Vegas casinos-unions pact extends health benefits into 2021
LAS VEGAS (AP) — Tens of thousands of working or furloughed employees at the two largest Las Vegas casino companies will keep family health benefits until March 1 under an agreement involving unions representing bartenders and culinary workers, officials said.
The pact, announced Monday, affects about 36,000 union workers at 22 Las Vegas Strip properties, the unions said.
It came the same day casino giant MGM Resorts International laid off about 18,000 employees at locations around the U.S. It followed months of negotiations over worker safety and job protections begun when casinos were closed in mid-March because of the coronavirus pandemic.
“Behind every worker is a family,” Culinary Union executive Geoconda Argüello-Kline said in a statement describing the agreements with MGM Resorts and Caesars Entertainment Inc. as historic.
Argüello-Kline said they mean workers can keep health benefits until next year even if they are currently idled, and retain seniority benefits when they return to their jobs.
Caesars Entertainment representatives declined Tuesday to comment.
In the statement, Tom Reeg, Caesars CEO, called the agreement “an important step in continuing to ensure our team members and their families are protected during these unpredictable times.”
“Our industry and communities are facing unprecedented challenges” MGM Resorts CEO and President Bill Hornbuckle added in the statement.
In a separate letter to company employees who went from furloughed to laid-off on Monday, Hornbuckle said MGM Resorts would extend their health benefits through Sept. 30; that they would remain on a recall list; and that those reinstated by the end of 2021 would retain seniority and resume benefits.
Most Las Vegas casinos have reopened since closure orders were lifted June 4.
The unions — representing hotel housekeepers, cooks, bartenders, vehicle valets and others — sued MGM Resorts and Caesars later that month, seeking to force the companies to tighten safety measures to protect employee health.
On June 24, Nevada Gov. Steve Sisolak issued a mandatory face covering policy for “any generally publicly accessible space” including casinos and other businesses.
The state Legislature later passed a law requiring enhanced hotel and casino cleaning and safety training; enforcement of social distance requirements; temperature checks to detect fever symptoms of illness; and detailed plans for when a worker contracts the virus.

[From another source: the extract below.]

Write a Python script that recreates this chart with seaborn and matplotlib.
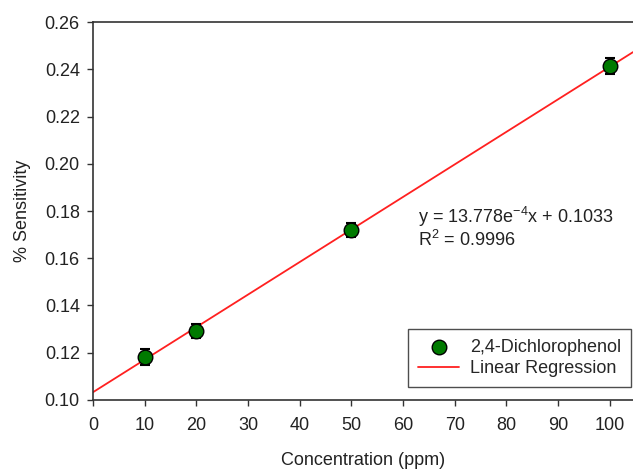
import numpy as np
import pandas as pd
import matplotlib
matplotlib.use("Agg")
import matplotlib.pyplot as plt
import seaborn as sns

# Measured sensitivity for 2,4-Dichlorophenol
concentration = [10, 20, 50, 100]
sensitivity = [0.1183, 0.1293, 0.1718, 0.2413]
sensitivity_err = [0.0034, 0.0030, 0.0030, 0.0034]

# Linear regression parameters
slope = 13.778e-4
intercept = 0.1033
r_squared = 0.9996

x_ticks = [0, 10, 20, 30, 40, 50, 60, 70, 80, 90, 100]
y_ticks = [0.10, 0.12, 0.14, 0.16, 0.18, 0.20, 0.22, 0.24, 0.26]

sns.set_theme(style="white")
plt.rcParams["font.family"] = ["Liberation Sans", "DejaVu Sans"]
plt.rcParams["mathtext.default"] = "regular"

FS = 13
TXT = "#222222"

fig = plt.figure(figsize=(6.33, 4.70), dpi=100)
ax = fig.add_axes([0.147, 0.149, 0.853, 0.804])

x_max = 104.5
fit_df = pd.DataFrame({"x": [0, x_max]})
fit_df["y"] = slope * fit_df["x"] + intercept
sns.lineplot(data=fit_df, x="x", y="y", ax=ax, color="#ff2020", lw=1.3,
             label="Linear Regression", zorder=2)

ax.errorbar(concentration, sensitivity, yerr=sensitivity_err, fmt="none",
            ecolor="black", elinewidth=1.2, capsize=3.5, capthick=1.5, zorder=3)
pts = pd.DataFrame({"x": concentration, "y": sensitivity})
sns.scatterplot(data=pts, x="x", y="y", ax=ax, s=110, color="#007a00",
                edgecolor="black", linewidth=1.0, zorder=4,
                label="2,4-Dichlorophenol")

ax.set_xlim(0, x_max)
ax.set_ylim(0.10, 0.26)
ax.set_xticks(x_ticks)
ax.set_yticks(y_ticks)
ax.set_yticklabels([f"{v:.2f}" for v in y_ticks])
ax.tick_params(axis="both", direction="out", length=4.5, width=1, color="#333333",
               labelsize=FS, labelcolor=TXT, bottom=True, left=True)
ax.tick_params(axis="x", pad=7.5)
ax.tick_params(axis="y", pad=5)
ax.set_xlabel("Concentration (ppm)", fontsize=FS, color=TXT, labelpad=13)
ax.set_ylabel("% Sensitivity", fontsize=FS, color=TXT, labelpad=10)

for side in ["left", "bottom", "top"]:
    ax.spines[side].set_color("#333333")
    ax.spines[side].set_linewidth(1.2)
ax.spines["right"].set_visible(False)

ax.text(0.602, 0.484, "y = 13.778e$^{-4}$x + 0.1033", transform=ax.transAxes,
        fontsize=FS, color=TXT, va="center")
ax.text(0.602, 0.423, f"R$^{{2}}$ = {r_squared}", transform=ax.transAxes,
        fontsize=FS, color=TXT, va="center")

handles, labels = ax.get_legend_handles_labels()
order = [labels.index("2,4-Dichlorophenol"), labels.index("Linear Regression")]
leg = ax.legend([handles[i] for i in order], [labels[i] for i in order],
                loc="upper left", bbox_to_anchor=(408 / 633, 1 - 329 / 470),
                bbox_transform=fig.transFigure, fontsize=FS,
                frameon=True, fancybox=False, edgecolor=TXT,
                borderpad=0.55, handlelength=2.3, handletextpad=0.6,
                labelspacing=0.25, borderaxespad=0)
leg.get_frame().set_linewidth(1.0)

fig.savefig("out.png", dpi=100)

The claims in the lawsuit were dismissed in August.
The culinary and bartenders unions said Monday’s agreement affects 24,000 MGM Resorts workers and 12,000 Caesars employees. It said officials were trying to negotiate similar protections for 24,000 employees at other Las Vegas-area hotels and casinos.
The companies promised 10 paid days off for employees ordered to be quarantined by local health officials; no disciplinary action against workers isolated with COVID-19 symptoms; up to six weeks of unpaid leave; and a chance for employees to switch jobs if positions become open.
Tourists and travelers are beginning to return to Las Vegas, according to economic reports, but mostly by highway and well below pre-coronavirus levels.
With conventions canceled, the region’s nearly 124,000 hotel rooms were less than half-full in July, and overall visitor volume was down 61%, the Las Vegas Convention and Visitors Authority reported last week.